Mercredi 18 mars 5h20. Marianne a vomi cette nuit. Je l’ai vu faire en cachette après s’être gavée de chocolat. Hier, après avoir pris connaissance de son horoscope, elle a passé sa journée à concocter des plats avec un regard jovial. Dans la soirée, elle a commandé sur internet une chienne caniche noire avec de la laine qui flotte autour de son corps. Je redoute l’arrivée de cet animal sans doute autant que le chat qui se penche par la fenêtre par curiosité. Lui aussi n’en revient pas.
J’ai des idées noires. Pour tuer le temps, la radio nationale nous conseille de lire. Je tombe sur un article de la revue Multitude* écrit en 2000 qui parle du rôle joué par l’incarcération de masse et des moyens utilisés pour parvenir à assurer la gestion économique d’un tel système. Je ne résiste pas à l’envie d’en partager quelques extraits. Aux État-Unis, on comptait à l’époque plus de deux millions de prisonniers. « La paupérisation extrême de certains pans de la société américaine et l’ancrage d’une culture de la violence ont incité le système judiciaire à remplir mécaniquement les prisons par une application stricte de la loi. Le thème de la sécurité est devenu un enjeu électoral majeur dans un pays où les votants se déclarent satisfaits du mode d’organisation économique. Les élus particulièrement concernés ont pris des mesures exceptionnelles de contrôle des populations pour parvenir à diminuer considérablement le taux de criminalité (…) L’objectif d’une chute de la criminalité est désormais un référentiel prépondérant pour les tenants d’une politique sécuritaire en Europe. De nombreux responsables et leaders d’opinion appellent à s’inspirer de « l’expérience américaine » pour gérer les quartiers en difficulté. » On trouve toujours une bonne raison pour mettre les gens en prison, mais désormais il semble que nous sommes passé à une autre échelle. Nous n’étions jamais allés si loin. « Le cas américain présente une spécificité nouvelle car l’évolution conjointe de l’incarcération et de la criminalité n’est plus vérifiée. En fait, cette voie introduit un glissement inquiétant dans l’utilisation gouvernementale de la prison : celle-ci n’a plus pour objectif officiel de réintégrer les personnes dans un contrat social mais vise à écarter sur le long terme une part croissante de la société jugée comme définitivement irrécupérable. »

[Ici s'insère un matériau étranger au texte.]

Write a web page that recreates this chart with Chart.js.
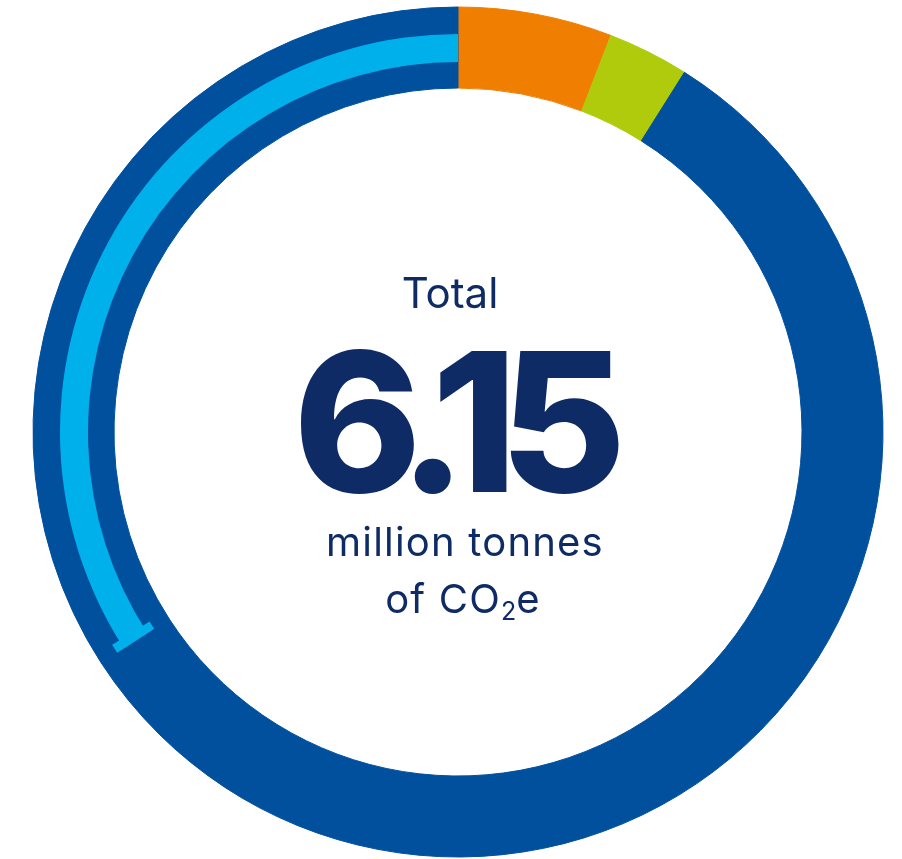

Cette situation inédite nous réserve bien des surprises… Comment s’est opéré ce glissement ? Je me retiens par le collier. J’évite de faire part de mon agacement à mes proches qui s’accommodent pour l’instant du confinement en y trouvant des éléments logiques. Lorsque je les entends louer l’esprit de responsabilité qu’il nous revient d’adopter en se conformant strictement aux mesures d’exceptions par solidarité, je leur en veux à tort, de leur peureuse honnêteté. Par respect pour mes semblables, il me revient de participer au rituel faute de pouvoir contrecarrer sa puissance. Je n’ai plus besoin de sommeil. J’hallucine dans cette obscurité qui abolit formes et couleurs. Furtivement j’ai vu Christophe Castaner en bébé volant. Il a traversé la chambre, chevauchant un phallus ailé tel un chapeau de Mercure. Tout cela m’inquiète.